Hölderlin

 

I am plowing through George Steiner’s book, Antigones. I have a life long interest in classical Greek poetry , philosophy and drama. Ostensibly each morning I spend time scraping away a few molecules of my ignorance of the Greek language in study. Behind this determination to learn Greek are a host of connections to texts by Plato, Homer and the playwrights (Sophocles, Aristophanes, and others).

Steiner begins his examination of the endurance of the Antigone story in Western Civilization’s “Literature, Art and Thought” with the philosophers. Many of the thinkers he draws on are familiar to me: Kant, Shelly, Matthew Arnold, Goethe, Hegel, Nietsche and others. Steiner is obviously working in a intellectual vein that also includes more modern thinks like Kierkegaard and Borges (both of whom I have read a bit in) and even Walter Benjamin and Adorno (whom I have not read; the latter of which Frank Zappa seems to have been influenced by).

The upshot of this is that he mentions a writer that I have not heard of, much less read: Friedrich Hölderlin.

Apparently  Hölderlin was a very influential Romantic German poet and thinker. As described by Steiner I find his ideas intriguing. Hölderlin was interested in translation and did a German one of Antigone that was thought of as doggerel at the time (early 1800s) but was later considered the ‘highest poetry.’ He seems to have anticipated some of Borges’s fascinating ideas about the recreation and originality of translating from one language/culture to another.

Anyway, this morning I thought I should read “Patmos” which is one of Hölderlin’s last poems. Like Schumann, Hölderlin suffered from mental illness and spent a great deal of his life locked up in a tower.

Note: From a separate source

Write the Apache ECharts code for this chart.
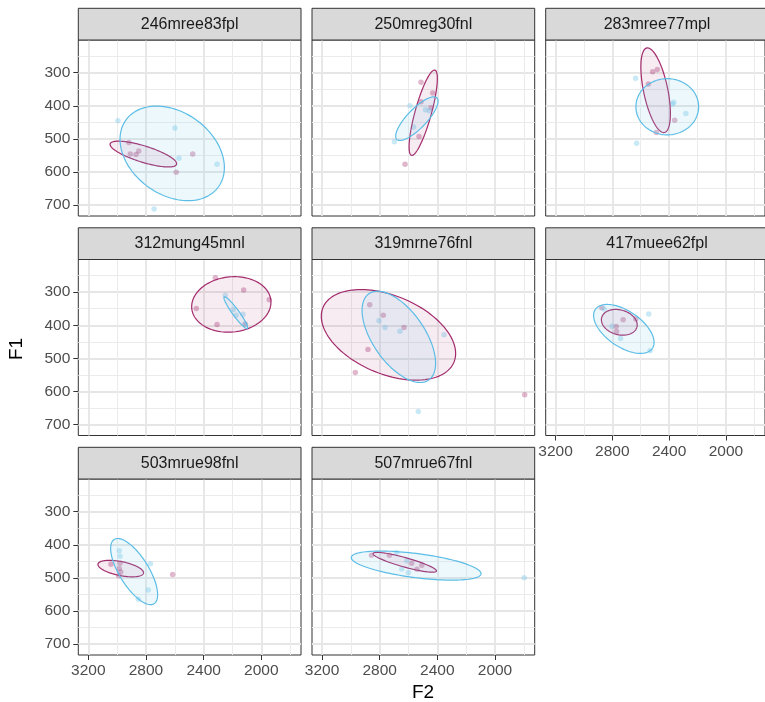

(Schuman actually based a piano suite on Hölderlin’s works according to Steiner: Gesänge der Frühe, Op. 133. My copy of this music has no mention of Hölderlin.)

Here are links to the poem and an article by the translator. Warning: the poem is long and uses lots of Christian allusions (Patmos is the island where John is traditionally thought to have had his visions that he records in the crazy book of the Bible: Revelations).

Despite my own atheism I enjoyed the allusions. This is helped by the fact that Hölderlin himself rejected the ministry because of his own unbelief.

Patmos | Harper’s Magazine

 The Tower Between Being and Time | Harper’s Magazine

Speaking of long stuff, this morning I listened to the BBC news synopsis before getting up. Thus I needed something to listen to while cleaning the kitchen and making coffee. I found the following video. Man o Man. McChesney and Nichols (whose book, Tragedy and Farce: How The American Media Sell Wars, Spin Elections, and Destroy Democracy I am reading) have some shattering insights into what is happening to the planet via technology and the basic change in humanity we are facing. They are scholars. I haven’t listened to this entire talk yet. Did you know that FDR proposed a second Bill of Rights in his last State of the Union (link to Wiki article on this).

I recommend listening to this men. So far I have found it intellectually stimulating and thought provoking.

Talk by Robert McChesney and John Nichols co-authors of the book “People Get Ready: The Fight Against a Jobless Economy and a Citizenless Democracy” recorded March 9, 2016 at Town Hall Seattle.

 Scientists Unveil New ‘Tree of Life’ – The New York Times

Eukaryotes (cell based life) is only a small twig on this tree. Wow!

In Science, It’s Never ‘Just a Theory’ – The New York Times

The lack of understanding around this makes me crazy.